Restate each of the lines below word for word and drop every picture.
▽
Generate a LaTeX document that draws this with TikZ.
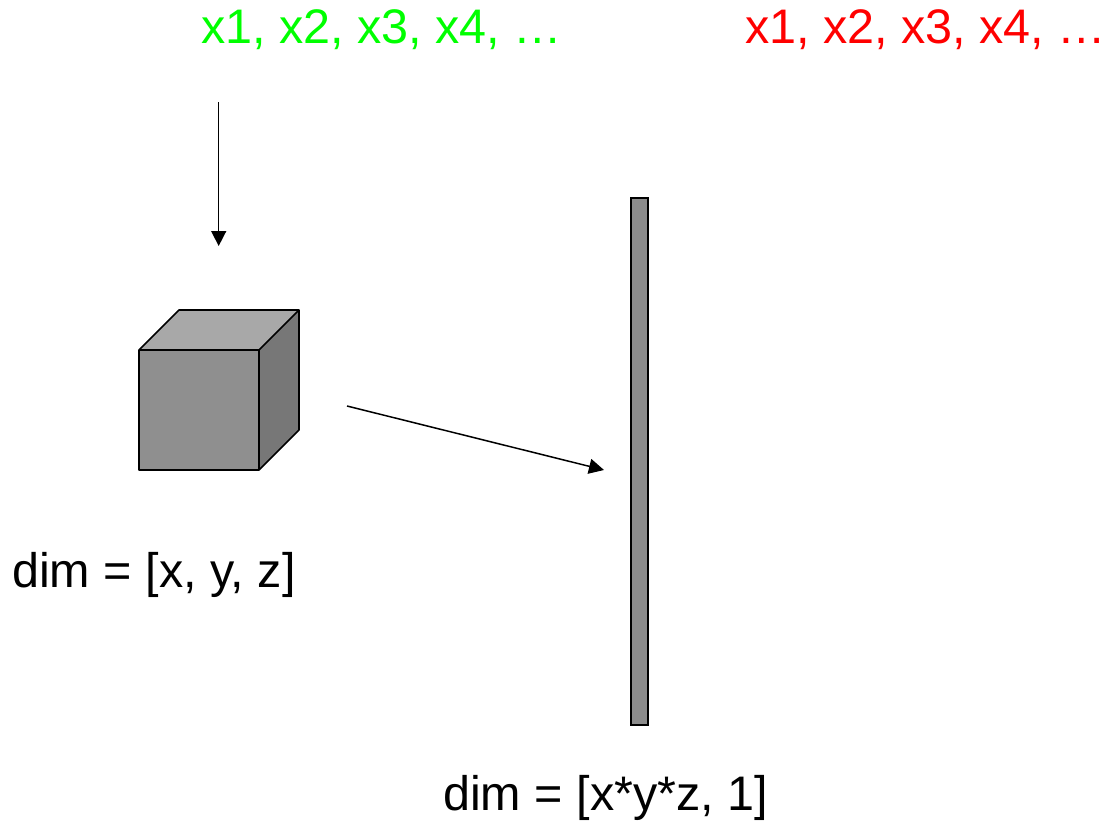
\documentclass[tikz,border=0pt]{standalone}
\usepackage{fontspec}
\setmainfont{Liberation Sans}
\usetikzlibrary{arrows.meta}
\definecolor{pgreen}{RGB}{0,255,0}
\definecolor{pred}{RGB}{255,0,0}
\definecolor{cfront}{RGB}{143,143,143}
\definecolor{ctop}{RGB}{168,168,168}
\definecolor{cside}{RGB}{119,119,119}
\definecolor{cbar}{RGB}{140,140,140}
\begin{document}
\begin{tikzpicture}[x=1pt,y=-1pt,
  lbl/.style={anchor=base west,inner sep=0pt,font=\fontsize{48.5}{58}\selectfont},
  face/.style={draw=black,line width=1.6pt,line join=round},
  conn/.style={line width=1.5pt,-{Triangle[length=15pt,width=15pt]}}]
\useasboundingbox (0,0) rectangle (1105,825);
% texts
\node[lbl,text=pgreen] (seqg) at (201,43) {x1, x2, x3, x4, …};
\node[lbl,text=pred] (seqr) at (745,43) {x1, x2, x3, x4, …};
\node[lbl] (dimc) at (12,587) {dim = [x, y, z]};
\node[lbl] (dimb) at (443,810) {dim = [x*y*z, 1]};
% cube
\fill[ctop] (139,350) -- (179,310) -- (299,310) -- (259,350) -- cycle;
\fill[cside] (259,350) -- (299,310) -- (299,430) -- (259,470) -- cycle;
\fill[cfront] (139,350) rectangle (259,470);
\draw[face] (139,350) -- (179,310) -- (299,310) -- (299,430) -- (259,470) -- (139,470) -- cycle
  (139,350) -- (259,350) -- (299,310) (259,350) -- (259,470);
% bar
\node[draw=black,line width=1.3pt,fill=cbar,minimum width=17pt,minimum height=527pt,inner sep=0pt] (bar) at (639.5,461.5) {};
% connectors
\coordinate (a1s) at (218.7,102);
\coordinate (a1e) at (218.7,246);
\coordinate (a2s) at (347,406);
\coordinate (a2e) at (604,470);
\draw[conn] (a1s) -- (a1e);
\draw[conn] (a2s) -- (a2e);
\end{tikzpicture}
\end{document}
△
In response:
Generate a LaTeX document that draws this with TikZ.
\documentclass[tikz,border=0pt]{standalone}
\usepackage{fontspec}
\setmainfont{Liberation Sans}
\usetikzlibrary{arrows.meta}
\definecolor{pgreen}{RGB}{0,255,0}
\definecolor{pred}{RGB}{255,0,0}
\definecolor{cfront}{RGB}{143,143,143}
\definecolor{ctop}{RGB}{168,168,168}
\definecolor{cside}{RGB}{119,119,119}
\definecolor{cbar}{RGB}{140,140,140}
\begin{document}
\begin{tikzpicture}[x=1pt,y=-1pt,
  lbl/.style={anchor=base west,inner sep=0pt,font=\fontsize{48.5}{58}\selectfont},
  face/.style={draw=black,line width=1.6pt,line join=round},
  conn/.style={line width=1.5pt,-{Triangle[length=15pt,width=15pt]}}]
\useasboundingbox (0,0) rectangle (1105,825);
% texts
\node[lbl,text=pgreen] (seqg) at (201,43) {x1, x2, x3, x4, …};
\node[lbl,text=pred] (seqr) at (745,43) {x1, x2, x3, x4, …};
\node[lbl] (dimc) at (12,587) {dim = [x, y, z]};
\node[lbl] (dimb) at (443,810) {dim = [x*y*z, 1]};
% cube
\fill[ctop] (139,350) -- (179,310) -- (299,310) -- (259,350) -- cycle;
\fill[cside] (259,350) -- (299,310) -- (299,430) -- (259,470) -- cycle;
\fill[cfront] (139,350) rectangle (259,470);
\draw[face] (139,350) -- (179,310) -- (299,310) -- (299,430) -- (259,470) -- (139,470) -- cycle
  (139,350) -- (259,350) -- (299,310) (259,350) -- (259,470);
% bar
\node[draw=black,line width=1.3pt,fill=cbar,minimum width=17pt,minimum height=527pt,inner sep=0pt] (bar) at (639.5,461.5) {};
% connectors
\coordinate (a1s) at (218.7,102);
\coordinate (a1e) at (218.7,246);
\coordinate (a2s) at (347,406);
\coordinate (a2e) at (604,470);
\draw[conn] (a1s) -- (a1e);
\draw[conn] (a2s) -- (a2e);
\end{tikzpicture}
\end{document}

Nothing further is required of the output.